The defendant's contention that the police failed to scrupulously honor his right to remain silent is unpreserved for appellate review (see People v. Mandrachio, 55 N.Y.2d 906, cert denied 457 U.S. 1122; People v. Blanco, 253 A.D.2d 886; People v. Rogers, 245 A.D.2d 395). In any event, this contention is without merit (see People v. Gary, 31 N.Y.2d 68).
Additionally, the defendant was properly identified pursuant to CPL 60.25. Once the witness stated that he had identified the defendant at the constitutionally permissible lineup but could not identify him at trial, testimony establishing that the defendant was the individual identified was properly admitted (see People v. Nival, 33 N.Y.2d 391, cert denied 417 U.S. 903).

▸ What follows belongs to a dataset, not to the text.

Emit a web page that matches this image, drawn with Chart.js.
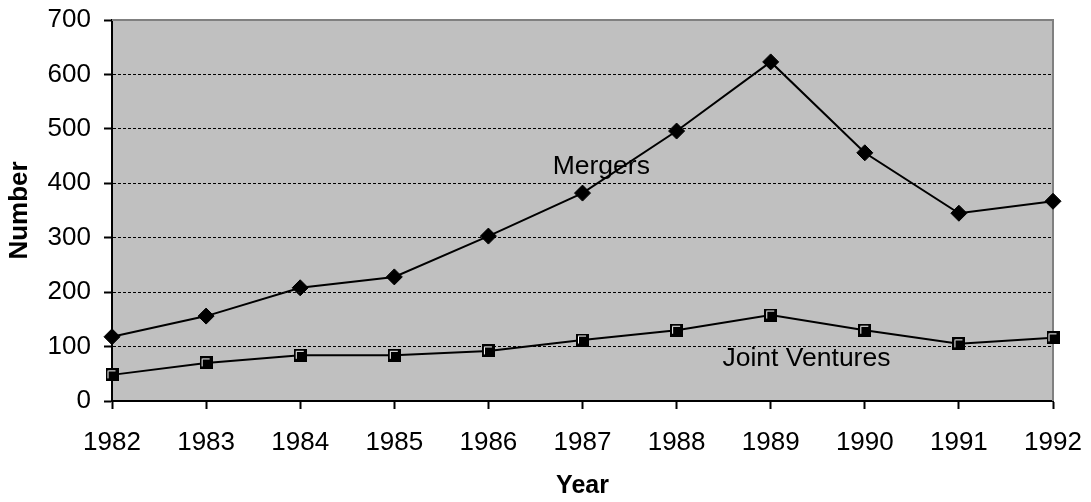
<!DOCTYPE html>
<html>
<head>
<meta charset="utf-8">
<script src="https://cdn.jsdelivr.net/npm/chart.js@4"></script>
<style>
  html, body { margin: 0; padding: 0; background: #fff; }
  #wrap { width: 1091px; height: 502px; }
</style>
</head>
<body>
<div id="wrap"><canvas id="chart" width="1091" height="502"></canvas></div>
<script>
// data
const years = ["1982", "1983", "1984", "1985", "1986", "1987", "1988", "1989", "1990", "1991", "1992"];
const mergers = [118, 156, 208, 228, 303, 382, 496, 623, 456, 345, 367];
const jointVentures = [48, 70, 84, 84, 92, 112, 130, 158, 130, 105, 116];
const yTicks = [0, 100, 200, 300, 400, 500, 600, 700];

// in-plot labels: [text, category index, value]
const seriesLabels = [
    ["Mergers", 5.2, 430],
    ["Joint Ventures", 7.38, 77]
];

const FONT = "Arial, 'Liberation Sans', sans-serif";

// square marker: black box with a white inner corner line
function squareMarker() {
    const c = document.createElement("canvas");
    c.width = 13;
    c.height = 13;
    const g = c.getContext("2d");
    g.fillStyle = "#000";
    g.fillRect(0, 0, 13, 13);
    g.strokeStyle = "#fff";
    g.lineWidth = 1;
    g.beginPath();
    g.moveTo(2.5, 10);
    g.lineTo(2.5, 2.5);
    g.lineTo(10, 2.5);
    g.stroke();
    return c;
}

const plotArea = {
    id: "plotArea",
    beforeDraw(chart) {
        const a = chart.chartArea;
        const ctx = chart.ctx;
        ctx.save();
        ctx.fillStyle = "#c0c0c0";
        ctx.fillRect(a.left, a.top, a.right - a.left, a.bottom - a.top);
        ctx.restore();
    },
    beforeDatasetsDraw(chart) {
        const a = chart.chartArea;
        const ctx = chart.ctx;
        ctx.save();
        ctx.strokeStyle = "#808080";
        ctx.lineWidth = 2;
        ctx.beginPath();
        ctx.moveTo(a.left, a.top);
        ctx.lineTo(a.right, a.top);
        ctx.lineTo(a.right, a.bottom);
        ctx.stroke();
        ctx.restore();
    },
    afterDatasetsDraw(chart) {
        const ctx = chart.ctx;
        const xs = chart.scales.x, ys = chart.scales.y;
        ctx.save();
        ctx.fillStyle = "#000";
        ctx.font = "26.5px " + FONT;
        ctx.textAlign = "center";
        ctx.textBaseline = "middle";
        seriesLabels.forEach(function(l) {
            ctx.fillText(l[0], xs.getPixelForValue(l[1]), ys.getPixelForValue(l[2]));
        });
        ctx.restore();
    }
};

const ctx = document.getElementById("chart").getContext("2d");

const data = {
    labels: years,
    datasets: [
        {
            label: "Mergers",
            data: mergers,
            borderColor: "#000",
            backgroundColor: "#000",
            borderWidth: 2,
            pointStyle: "rectRot",
            pointRadius: 8,
            pointBorderWidth: 1,
            tension: 0
        },
        {
            label: "Joint Ventures",
            data: jointVentures,
            borderColor: "#000",
            backgroundColor: "#000",
            borderWidth: 2,
            pointStyle: squareMarker(),
            pointRadius: 7,
            tension: 0
        }
    ]
};

const options = {
    responsive: false,
    animation: false,
    layout: { padding: { left: 0, right: 38, top: 20, bottom: 0 } },
    plugins: {
        legend: { display: false },
        tooltip: { enabled: false }
    },
    scales: {
        x: {
            type: "category",
            offset: false,
            afterFit: function(s) {
                s.height = 101;
                s.paddingLeft = 0;
                s.paddingRight = 0;
            },
            grid: {
                drawOnChartArea: false,
                drawTicks: true,
                tickLength: 8,
                tickWidth: 2,
                tickColor: "#000",
                offset: false
            },
            border: { display: true, color: "#000", width: 2 },
            ticks: {
                color: "#000",
                font: { family: FONT, size: 26 },
                padding: 18,
                maxRotation: 0,
                autoSkip: false
            },
            title: {
                display: true,
                text: "Year",
                color: "#000",
                font: { family: FONT, size: 25, weight: "bold" },
                padding: { top: 0, bottom: 1 }
            }
        },
        y: {
            min: 0,
            max: 700,
            afterFit: function(s) {
                s.width = 112;
                s.paddingTop = 0;
                s.paddingBottom = 0;
            },
            afterBuildTicks: function(s) { s.ticks = yTicks.map(function(v) { return { value: v }; }); },
            grid: {
                color: function(c) {
                    const v = c.tick ? c.tick.value : 0;
                    return (v === 0 || v === 700) ? "rgba(0,0,0,0)" : "#000";
                },
                lineWidth: 1,
                drawTicks: true,
                tickLength: 8,
                tickWidth: 2,
                tickColor: "#000",
                tickBorderDash: []
            },
            border: { display: true, color: "#000", width: 2, dash: [3, 2] },
            ticks: {
                color: "#000",
                font: { family: FONT, size: 26 },
                padding: 13
            },
            title: {
                display: true,
                text: "Number",
                color: "#000",
                font: { family: FONT, size: 26, weight: "bold" },
                padding: { top: 4, bottom: 0 }
            }
        }
    }
};

const progressChart = new Chart(ctx, {
    type: "line",
    data: data,
    options: options,
    plugins: [plotArea]
});
</script>
</body>
</html>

The Supreme Court erred in imposing a consecutive sentence for criminal possession of a weapon in the second degree, as the possession of the weapon was a material element of the robbery charge, and the robbery charge was a material element of the felony murder charge (see People v. Williams, 251 A.D.2d 266; People v. Nelson, 171 A.D.2d 702; People v. Riley-James, 168 A.D.2d 740; People v. Adams, 163 A.D.2d 881; Penal Law § 70.25).
As modified, the sentence imposed was not excessive (see People v. Suitte, 90 A.D.2d 80).
The defendant's remaining contention is without merit.
O'BRIEN, J.P., KRAUSMAN, TOWNES and RIVERA, JJ., concur.